The momentum from NASA’s highly successful Curiosity Robot deployment is building this fall in every STEM related classroom. Teachers are excited, students are coming to school with at least some prior knowledge, and curriculum is being added to make Curiosity a part of every student’s vocabulary. The question is, how do you go beyond the daily news updates, related subject material integration, and discussions that are happening in schools across the country? Can everyday students expect to be involved with an actual space flight? With some creative and budget minded thinking, and a very helpful Instructable, it is very possible to do just that-this school year!
The young minds at the stratohab blog have successfully designed, launched and recovered a camera and gps- equipped balloon that reached the limits of the upper atmosphere-in other words, outer space! This project is extremely well documented, and they spell out the preliminary work that needs to be done before conducting a launch. There is some FAA paperwork, a HAM radio license must be acquired, and of course the hardware must be purchased. The team of high school students wisely kept the hardware as simple as possible, and did several months of design testing and simulation before executing the launch.

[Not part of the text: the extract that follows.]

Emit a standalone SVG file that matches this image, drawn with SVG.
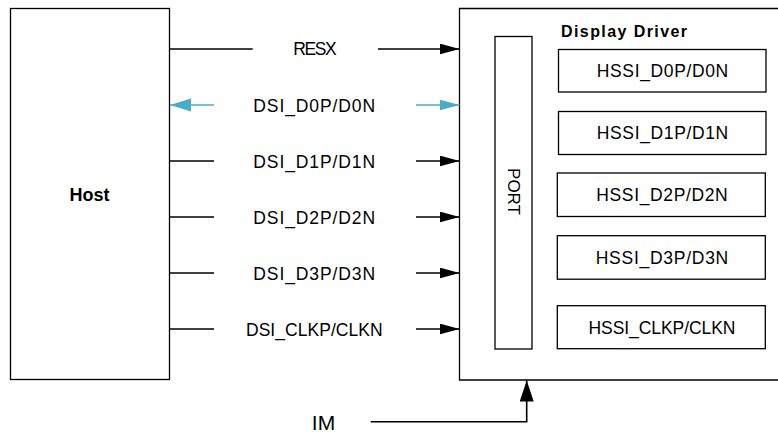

They used a helium filled weather balloon purchased at Amazon.com (!) along with two well-proven GPS tracking devices along with a digital camera to document the flight. As with any complex, long term STEM project, many unexpected problems were encountered and solutions were found. Long term projects such as this that require constant problem solving using multiple STEM disciplines makes for an incredibly rich experience for students and teachers alike. Because of the very broad range of knowledge and skills that will be acquired and applied in this project, it can make for an ideal opportunity to get colleagues involved in your building who may be somewhat reluctant to alter their current educational practices-you know who I am talking about. Every department from math and physics to earth science and history can be a part of this project-after all, its outer space! Teacher leaders should take a close look at the web site and download the pdf files, you will see that the hard work has already been done. If you are already involved in long term projects such as FIRST robotics , you are already comfortable with the using students in a team structure that divides labor and logistics to maintain work flow toward a common goal. You will need students who can research, document, test, design, calculate, contact government agencies and vendors, do publicity, organize, and help fund raise. The key is to have everyone be involved, and feel that they play a valuable role in the development and execution of this project.
It really is true: For a few hundred dollars, your students really can have a space program of their own, ensuring their continued interest in STEM for the rest of their lives. See if you can make it happen this year, the payoff will be profound.